17 Kan. 341 | Kan. | 1876

The opinion of the court was delivered by

Brewer, J.:

This was a contested election case. The parties were candidates for the office of sheriff. The canvassers declared Long elected by one majority. Baker contested, and as ground of contest alleged a miscount, and prayed for a recount. Over the objection of Baker, Long filed an answer denying the miscount, and in a second paragraph alleged illegal votes, naming the voters. Baker replied to such second defense, with an allegation of illegal votes for Long.. Before the trial the court declared that the order of testimony would be, first, Baker’s testimony in support of *343his statement; then Long’s, in favor of his answer; and then Baker’s, in support of his reply. On the trial the recount was had, and by it Long had two majority. Baker rested. Long asked for judgment, which was refused. He asked leave to dismiss the second paragraph of his answer, which was refused. He then, offering no testimony in support of his answer., rested. Baker then offered testimony in support of his reply. Long objected, but the objection was overruled, and the testimony received, showing three illegal votes in favor of Long. Long then sought to introduce his testimony to show illegal votes in favor of Baker, which was refused. Judgment was rendered in favor of Baker, declaring him elected sheriff by one majority. Long prosecuted his petition in error in the district court, which reversed the ruling of the court for contested elections. On the reversal, Baker moved the district court to hold the case for trial, or remand it to the contest court for further proceedings, but the court overruled the motion, and rendered judgment in Long’s favor for the costs of both courts. Baker now brings the record here for review.
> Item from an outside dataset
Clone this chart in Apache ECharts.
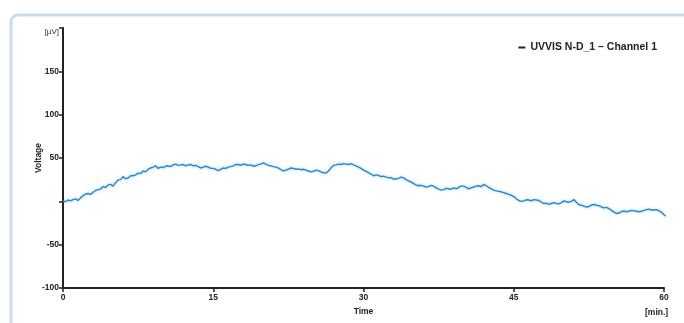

Upon this we remark, first, that the inquiry before a contest court is not necessarily limited to the matters presented in the contestor’s statement. Such a statement is in the nature of a petition, and the contestee may defend against it both by denial, and by proof of other matters showing his right to the office, notwithstanding the facts contained in the statement. In other words, he may file an answer containing both a denial and new matter. • The contestor may also reply to such new matter. We remark again, that where a reply is filed to an answer containing new matter, it cannot be taken as presenting a new and independent matter of contest, but-must be deemed as simply a reply to the answer, and only available as a defense to such new matter. In other words, a party by his reply cannot add a new cause of action to his petition. He cannot, when the testimony fails to sustain the ground of contest alleged in his original statement, abandon *344that, and rely upon the facts alleged in the reply as constituting his cause of action.

Whether a party can by amendment of his statement add a new ground of contest, after the expiration of the twenty days from the canvass within which the statement must be filed, need not be decided, for no amendment of the statement was asked, no attempt made to add to it a new ground of contest, and the reply states upon its face that it is filed as a reply to the new matter set up in the answer. It seems to follow from this,\hat the contest court erred, and that the ruling of the district court must be affirmed. It was not necessary to remand the case to the contest court for further proceedings, or to hold the case in the district court for a trial de novo, for the contest court made special findings of fact, and one not excepted to by the contestor was that the recount gave Long two majority. Upon the findings therefore, and the pleadings, the judgment should have been in favor of Long.

The judgment will be affirmed.

All the Justices concurring.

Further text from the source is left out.